Khaled El Sayed anime la direction du Front de la voie de la révolution. Ce mouvement a été fondé après l’éviction du président Morsi, le 3 juillet 2013, à la suite des manifestations géantes et de l’installation d’un pouvoir intérimaire sous tutelle de l’armée. Il s’oppose à la fois aux Frères musulmans et au pouvoir militaire, qu’il accuse de vouloir liquider la révolution en contrecarrant ses revendications (pain, liberté, justice sociale, dignité) et en arrêtant ses militants. Le projet de Constitution soumis au référendum est, aux yeux du mouvement, un outil du maintien de la tutelle de l’armée sur l’État et de la poursuite des injustices sociales des régimes de Moubarak et Morsi.
Hany Hanna : Quels sont les enjeux du référendum sur la Constitution ?
Khaled El Sayed : Tout indique que la participation sera élevée. L’État, les chaînes de télévision et les hommes d’affaires ont dépensé des millions de livres pour faire passer cette nouvelle loi fondamentale. Celle des Frères musulmans était aussi passée avec au taux de participation élevé. Cela n’a pas empêché des millions de personnes de descendre ensuite dans la rue pour la faire tomber. Ce sera le cas aussi pour cette Constitution, qui est celle des militaires, des résidus du régime de Moubarak et de leurs alliés. C’est là l’enjeu.
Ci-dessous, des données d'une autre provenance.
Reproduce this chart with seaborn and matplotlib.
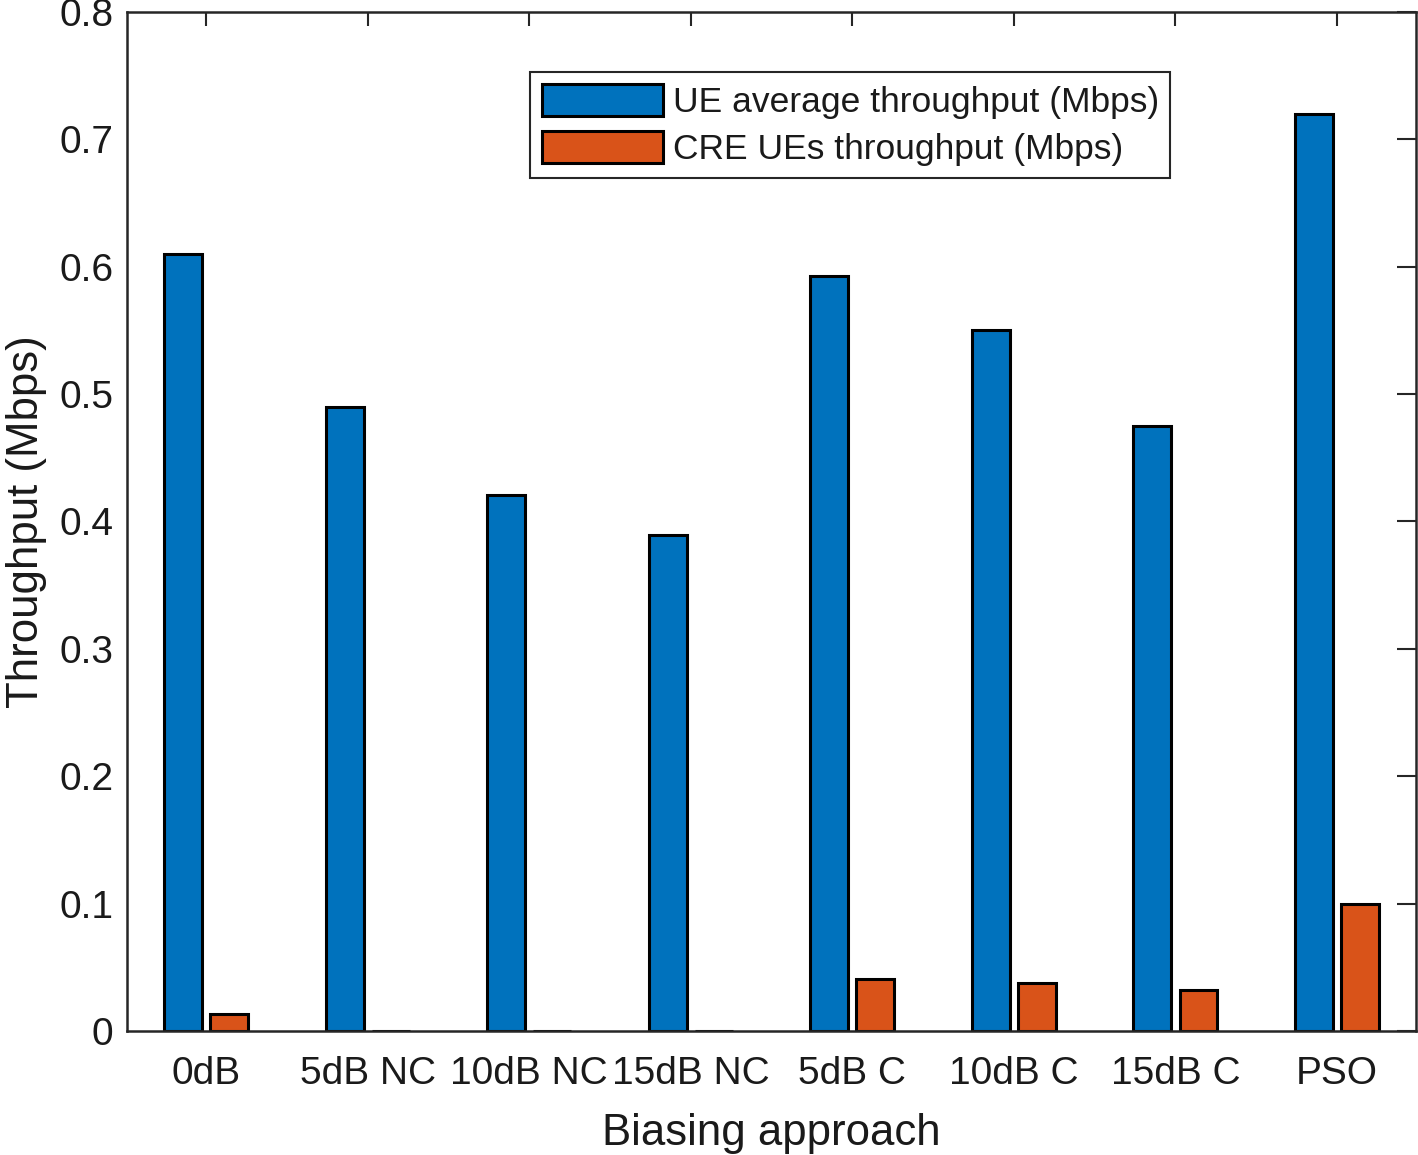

Pourquoi pensez-vous que ce nouveau texte n’a pas d’avenir ?
Khaled El Sayed : Parce qu’il ne vaut pas plus que la Constitution des Frères musulmans. Il fait de l’armée un État dans l’État, prévoit le jugement des civils par les cours martiales et favorise les hommes d’affaires aux dépens des pauvres et des citoyens aux revenus modestes.
Qu’est-ce qui vous fait dire cela ?
Khaled El Sayed : Deux exemples. D’abord, l’effort financier prévu par la Constitution pour la santé (moins de 4 % du budget de l’État) ou l’éducation (moins de 3 %) est très inférieur aux subventions à l’énergie pour les industriels. Ensuite, la Constitution ne garantit pas la liberté syndicale et empêche par là les travailleurs de défendre leurs droits en organisant des grèves et des sit-in. Elle favorise au contraire le syndicat officiel.
Comment avez-vous trouvé la campagne électorale ?
Khaled El Sayed : Unique, d’une certaine façon ! Car, il n’y a qu’ici qu’on arrête les partisans d’une des réponses proposées aux électeurs. Cela ne se voit nulle part ailleurs. C’était une campagne très répressive.
Vous appelez à voter non. Pourquoi pas l’abstention ?
Khaled El Sayed : Parce qu’il ne faut pas céder à la facilité. Le non est un refus des articles négatifs de la Constitution. Il permet aussi de communiquer avec les citoyens. Enfin, ce n’est pas l’abstention, mais le non qui peut construire une alternative, une troisième voie différente du régime de Moubarak, de celui des Frères musulmans ou des militaires.